WHAT THE TASK ASKS => Beginning with the opening line of the entries, return every line through the one containing "38, 40, 41];", both included, and nothing else. Omit pictures.
■ ■ ■
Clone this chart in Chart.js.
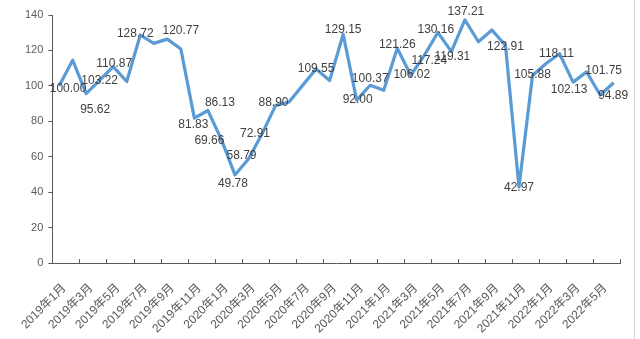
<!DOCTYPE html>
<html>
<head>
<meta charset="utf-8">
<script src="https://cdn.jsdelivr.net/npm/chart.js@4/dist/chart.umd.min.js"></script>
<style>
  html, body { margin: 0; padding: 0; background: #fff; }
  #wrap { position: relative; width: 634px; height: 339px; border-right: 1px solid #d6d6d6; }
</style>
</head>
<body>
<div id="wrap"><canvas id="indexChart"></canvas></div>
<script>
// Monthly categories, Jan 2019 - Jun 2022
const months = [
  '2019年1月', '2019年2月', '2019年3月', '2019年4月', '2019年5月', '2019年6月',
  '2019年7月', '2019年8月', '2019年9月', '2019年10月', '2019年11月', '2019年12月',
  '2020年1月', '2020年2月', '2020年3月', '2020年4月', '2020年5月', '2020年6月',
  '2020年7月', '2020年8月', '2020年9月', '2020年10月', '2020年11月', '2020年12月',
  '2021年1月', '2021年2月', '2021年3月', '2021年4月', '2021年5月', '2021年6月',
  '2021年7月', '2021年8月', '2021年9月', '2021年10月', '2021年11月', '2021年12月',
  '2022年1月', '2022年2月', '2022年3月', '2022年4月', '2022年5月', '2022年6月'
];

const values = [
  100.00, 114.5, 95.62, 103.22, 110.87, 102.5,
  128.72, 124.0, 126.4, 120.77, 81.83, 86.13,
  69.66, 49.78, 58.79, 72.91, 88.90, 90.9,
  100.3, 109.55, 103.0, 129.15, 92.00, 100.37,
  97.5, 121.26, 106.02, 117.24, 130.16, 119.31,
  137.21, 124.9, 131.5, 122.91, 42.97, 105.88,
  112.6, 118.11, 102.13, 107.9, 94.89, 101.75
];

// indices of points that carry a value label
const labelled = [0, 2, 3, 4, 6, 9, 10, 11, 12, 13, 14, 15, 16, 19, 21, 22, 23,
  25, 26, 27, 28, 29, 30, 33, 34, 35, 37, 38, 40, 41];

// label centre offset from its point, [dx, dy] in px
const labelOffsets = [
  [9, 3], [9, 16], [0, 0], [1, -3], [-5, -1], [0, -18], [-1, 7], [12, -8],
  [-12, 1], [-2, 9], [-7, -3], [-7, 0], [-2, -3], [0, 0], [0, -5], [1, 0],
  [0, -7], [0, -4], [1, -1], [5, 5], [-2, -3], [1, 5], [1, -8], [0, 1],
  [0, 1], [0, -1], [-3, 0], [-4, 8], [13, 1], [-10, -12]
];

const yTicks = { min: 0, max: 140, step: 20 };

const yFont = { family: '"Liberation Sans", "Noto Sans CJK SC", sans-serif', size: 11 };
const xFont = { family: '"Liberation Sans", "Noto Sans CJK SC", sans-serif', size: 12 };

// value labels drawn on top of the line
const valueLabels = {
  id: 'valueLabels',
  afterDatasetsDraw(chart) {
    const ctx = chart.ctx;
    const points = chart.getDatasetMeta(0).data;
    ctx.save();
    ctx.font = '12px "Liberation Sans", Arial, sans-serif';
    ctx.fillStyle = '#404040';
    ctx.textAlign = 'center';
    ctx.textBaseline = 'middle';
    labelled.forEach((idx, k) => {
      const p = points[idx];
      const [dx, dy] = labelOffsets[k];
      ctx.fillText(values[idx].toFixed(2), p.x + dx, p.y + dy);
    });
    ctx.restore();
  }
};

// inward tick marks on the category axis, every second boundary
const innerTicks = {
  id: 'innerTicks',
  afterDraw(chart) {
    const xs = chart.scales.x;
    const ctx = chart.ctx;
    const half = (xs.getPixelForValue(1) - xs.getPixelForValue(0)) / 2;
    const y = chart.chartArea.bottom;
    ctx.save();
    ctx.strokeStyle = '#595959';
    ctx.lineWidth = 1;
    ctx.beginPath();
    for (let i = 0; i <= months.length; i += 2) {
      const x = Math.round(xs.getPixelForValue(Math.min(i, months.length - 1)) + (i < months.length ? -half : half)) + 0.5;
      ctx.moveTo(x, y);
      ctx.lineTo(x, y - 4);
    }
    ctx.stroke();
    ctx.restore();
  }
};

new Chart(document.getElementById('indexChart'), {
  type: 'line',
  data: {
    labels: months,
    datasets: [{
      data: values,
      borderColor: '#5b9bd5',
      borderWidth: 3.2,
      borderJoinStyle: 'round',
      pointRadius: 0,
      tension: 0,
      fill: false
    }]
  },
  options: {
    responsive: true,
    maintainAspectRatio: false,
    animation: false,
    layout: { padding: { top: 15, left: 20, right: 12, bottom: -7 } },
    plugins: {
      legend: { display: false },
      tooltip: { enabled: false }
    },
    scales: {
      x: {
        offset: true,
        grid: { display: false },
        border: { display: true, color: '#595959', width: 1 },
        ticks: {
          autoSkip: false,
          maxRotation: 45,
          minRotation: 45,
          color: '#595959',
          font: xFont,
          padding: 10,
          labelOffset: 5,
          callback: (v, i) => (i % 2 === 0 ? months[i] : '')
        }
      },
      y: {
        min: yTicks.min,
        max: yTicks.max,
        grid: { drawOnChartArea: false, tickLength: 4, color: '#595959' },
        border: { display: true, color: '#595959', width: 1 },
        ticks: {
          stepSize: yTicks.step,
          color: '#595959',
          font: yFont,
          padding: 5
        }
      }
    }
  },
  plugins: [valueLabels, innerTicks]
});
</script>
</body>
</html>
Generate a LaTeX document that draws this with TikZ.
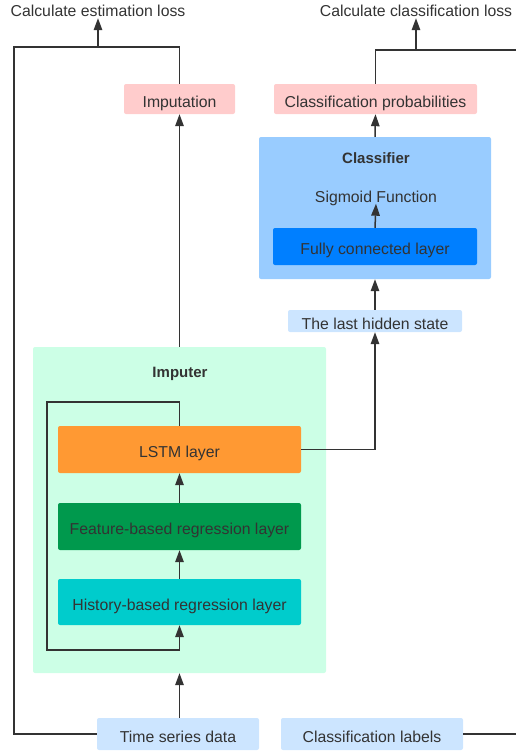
■ ■ ■
SOLUTION =>
Clone this chart in Chart.js.
<!DOCTYPE html>
<html>
<head>
<meta charset="utf-8">
<script src="https://cdn.jsdelivr.net/npm/chart.js@4/dist/chart.umd.min.js"></script>
<style>
  html, body { margin: 0; padding: 0; background: #fff; }
  #wrap { position: relative; width: 634px; height: 339px; border-right: 1px solid #d6d6d6; }
</style>
</head>
<body>
<div id="wrap"><canvas id="indexChart"></canvas></div>
<script>
// Monthly categories, Jan 2019 - Jun 2022
const months = [
  '2019年1月', '2019年2月', '2019年3月', '2019年4月', '2019年5月', '2019年6月',
  '2019年7月', '2019年8月', '2019年9月', '2019年10月', '2019年11月', '2019年12月',
  '2020年1月', '2020年2月', '2020年3月', '2020年4月', '2020年5月', '2020年6月',
  '2020年7月', '2020年8月', '2020年9月', '2020年10月', '2020年11月', '2020年12月',
  '2021年1月', '2021年2月', '2021年3月', '2021年4月', '2021年5月', '2021年6月',
  '2021年7月', '2021年8月', '2021年9月', '2021年10月', '2021年11月', '2021年12月',
  '2022年1月', '2022年2月', '2022年3月', '2022年4月', '2022年5月', '2022年6月'
];

const values = [
  100.00, 114.5, 95.62, 103.22, 110.87, 102.5,
  128.72, 124.0, 126.4, 120.77, 81.83, 86.13,
  69.66, 49.78, 58.79, 72.91, 88.90, 90.9,
  100.3, 109.55, 103.0, 129.15, 92.00, 100.37,
  97.5, 121.26, 106.02, 117.24, 130.16, 119.31,
  137.21, 124.9, 131.5, 122.91, 42.97, 105.88,
  112.6, 118.11, 102.13, 107.9, 94.89, 101.75
];

// indices of points that carry a value label
const labelled = [0, 2, 3, 4, 6, 9, 10, 11, 12, 13, 14, 15, 16, 19, 21, 22, 23,
  25, 26, 27, 28, 29, 30, 33, 34, 35, 37, 38, 40, 41];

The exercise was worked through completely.